OBJECTIVE: Quote all of the data that follows exactly as written, skipping the images.

====

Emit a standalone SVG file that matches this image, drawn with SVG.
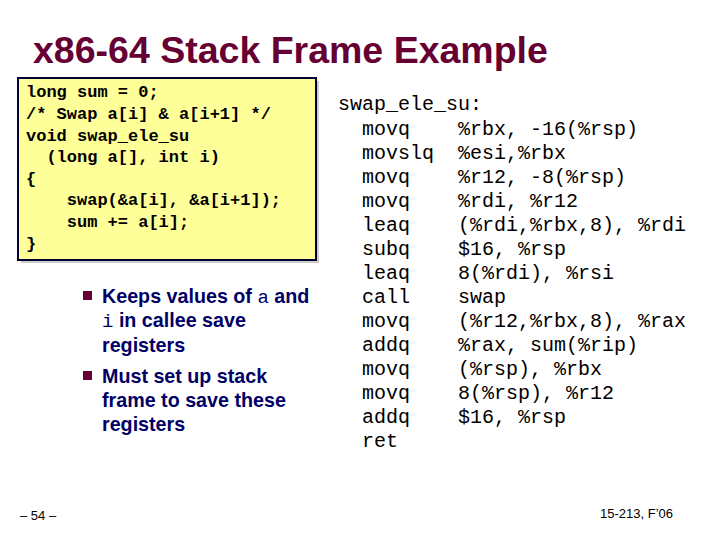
<svg xmlns="http://www.w3.org/2000/svg" width="720" height="540" viewBox="0 0 720 540">
<style>
.c{font-family:"Liberation Mono",monospace;font-weight:bold;font-size:17px;fill:#000}
.a{font-family:"Liberation Mono",monospace;font-size:20px;fill:#000;white-space:pre}
.b{font-family:"Liberation Sans",Arial,sans-serif;font-weight:bold;font-size:19.7px;fill:#000066}
.bm{font-family:"Liberation Mono",monospace;font-weight:normal;font-size:19px}
.f{font-family:"Liberation Sans",Arial,sans-serif;font-size:13px;fill:#000}
</style>
<rect width="720" height="540" fill="#fff"/>
<text x="33" y="63" font-family="Liberation Sans,Arial,sans-serif" font-weight="bold" font-size="37.5" fill="#660033">x86-64 Stack Frame Example</text>
<g id="code">
<rect x="21" y="81" width="298" height="182" fill="#999" opacity="0.5"/>
<rect x="18" y="78" width="298" height="182" fill="#ffff99" stroke="#000033" stroke-width="2"/>
<text class="c" xml:space="preserve"><tspan x="26" y="97">long sum = 0;</tspan><tspan x="26" y="119">/* Swap a[i] &amp; a[i+1] */</tspan><tspan x="26" y="141">void swap_ele_su</tspan><tspan x="26" y="162">  (long a[], int i)</tspan><tspan x="26" y="184">{</tspan><tspan x="26" y="205">    swap(&amp;a[i], &amp;a[i+1]);</tspan><tspan x="26" y="227">    sum += a[i];</tspan><tspan x="26" y="249">}</tspan></text>
</g>
<g id="bullets">
<rect x="83" y="291" width="9" height="9" fill="#660033"/>
<rect x="83" y="371" width="9" height="9" fill="#660033"/>
<text class="b"><tspan x="102" y="303">Keeps values of <tspan class="bm">a</tspan> and</tspan><tspan x="102" y="327"><tspan class="bm">i</tspan> in callee save</tspan><tspan x="102" y="352">registers</tspan><tspan x="102" y="383">Must set up stack</tspan><tspan x="102" y="407">frame to save these</tspan><tspan x="102" y="431">registers</tspan></text>
</g>
<g id="asm">
<text class="a" x="338" y="110">swap_ele_su:</text>
<text class="a"><tspan x="362" y="135">movq</tspan><tspan x="362" y="159">movslq</tspan><tspan x="362" y="183">movq</tspan><tspan x="362" y="207">movq</tspan><tspan x="362" y="231">leaq</tspan><tspan x="362" y="255">subq</tspan><tspan x="362" y="279">leaq</tspan><tspan x="362" y="303">call</tspan><tspan x="362" y="327">movq</tspan><tspan x="362" y="351">addq</tspan><tspan x="362" y="375">movq</tspan><tspan x="362" y="399">movq</tspan><tspan x="362" y="423">addq</tspan><tspan x="362" y="447">ret</tspan></text>
<text class="a"><tspan x="458" y="135">%rbx, -16(%rsp)</tspan><tspan x="458" y="159">%esi,%rbx</tspan><tspan x="458" y="183">%r12, -8(%rsp)</tspan><tspan x="458" y="207">%rdi, %r12</tspan><tspan x="458" y="231">(%rdi,%rbx,8), %rdi</tspan><tspan x="458" y="255">$16, %rsp</tspan><tspan x="458" y="279">8(%rdi), %rsi</tspan><tspan x="458" y="303">swap</tspan><tspan x="458" y="327">(%r12,%rbx,8), %rax</tspan><tspan x="458" y="351">%rax, sum(%rip)</tspan><tspan x="458" y="375">(%rsp), %rbx</tspan><tspan x="458" y="399">8(%rsp), %r12</tspan><tspan x="458" y="423">$16, %rsp</tspan></text>
</g>
<text class="f" x="20" y="520">– 54 –</text>
<text class="f" x="600" y="518">15-213, F’06</text>
</svg>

====

RESPONSE TO THE TASK:
Emit a standalone SVG file that matches this image, drawn with SVG.
<svg xmlns="http://www.w3.org/2000/svg" width="720" height="540" viewBox="0 0 720 540">
<style>
.c{font-family:"Liberation Mono",monospace;font-weight:bold;font-size:17px;fill:#000}
.a{font-family:"Liberation Mono",monospace;font-size:20px;fill:#000;white-space:pre}
.b{font-family:"Liberation Sans",Arial,sans-serif;font-weight:bold;font-size:19.7px;fill:#000066}
.bm{font-family:"Liberation Mono",monospace;font-weight:normal;font-size:19px}
.f{font-family:"Liberation Sans",Arial,sans-serif;font-size:13px;fill:#000}
</style>
<rect width="720" height="540" fill="#fff"/>
<text x="33" y="63" font-family="Liberation Sans,Arial,sans-serif" font-weight="bold" font-size="37.5" fill="#660033">x86-64 Stack Frame Example</text>
<g id="code">
<rect x="21" y="81" width="298" height="182" fill="#999" opacity="0.5"/>
<rect x="18" y="78" width="298" height="182" fill="#ffff99" stroke="#000033" stroke-width="2"/>
<text class="c" xml:space="preserve"><tspan x="26" y="97">long sum = 0;</tspan><tspan x="26" y="119">/* Swap a[i] &amp; a[i+1] */</tspan><tspan x="26" y="141">void swap_ele_su</tspan><tspan x="26" y="162">  (long a[], int i)</tspan><tspan x="26" y="184">{</tspan><tspan x="26" y="205">    swap(&amp;a[i], &amp;a[i+1]);</tspan><tspan x="26" y="227">    sum += a[i];</tspan><tspan x="26" y="249">}</tspan></text>
</g>
<g id="bullets">
<rect x="83" y="291" width="9" height="9" fill="#660033"/>
<rect x="83" y="371" width="9" height="9" fill="#660033"/>
<text class="b"><tspan x="102" y="303">Keeps values of <tspan class="bm">a</tspan> and</tspan><tspan x="102" y="327"><tspan class="bm">i</tspan> in callee save</tspan><tspan x="102" y="352">registers</tspan><tspan x="102" y="383">Must set up stack</tspan><tspan x="102" y="407">frame to save these</tspan><tspan x="102" y="431">registers</tspan></text>
</g>
<g id="asm">
<text class="a" x="338" y="110">swap_ele_su:</text>
<text class="a"><tspan x="362" y="135">movq</tspan><tspan x="362" y="159">movslq</tspan><tspan x="362" y="183">movq</tspan><tspan x="362" y="207">movq</tspan><tspan x="362" y="231">leaq</tspan><tspan x="362" y="255">subq</tspan><tspan x="362" y="279">leaq</tspan><tspan x="362" y="303">call</tspan><tspan x="362" y="327">movq</tspan><tspan x="362" y="351">addq</tspan><tspan x="362" y="375">movq</tspan><tspan x="362" y="399">movq</tspan><tspan x="362" y="423">addq</tspan><tspan x="362" y="447">ret</tspan></text>
<text class="a"><tspan x="458" y="135">%rbx, -16(%rsp)</tspan><tspan x="458" y="159">%esi,%rbx</tspan><tspan x="458" y="183">%r12, -8(%rsp)</tspan><tspan x="458" y="207">%rdi, %r12</tspan><tspan x="458" y="231">(%rdi,%rbx,8), %rdi</tspan><tspan x="458" y="255">$16, %rsp</tspan><tspan x="458" y="279">8(%rdi), %rsi</tspan><tspan x="458" y="303">swap</tspan><tspan x="458" y="327">(%r12,%rbx,8), %rax</tspan><tspan x="458" y="351">%rax, sum(%rip)</tspan><tspan x="458" y="375">(%rsp), %rbx</tspan><tspan x="458" y="399">8(%rsp), %r12</tspan><tspan x="458" y="423">$16, %rsp</tspan></text>
</g>
<text class="f" x="20" y="520">– 54 –</text>
<text class="f" x="600" y="518">15-213, F’06</text>
</svg>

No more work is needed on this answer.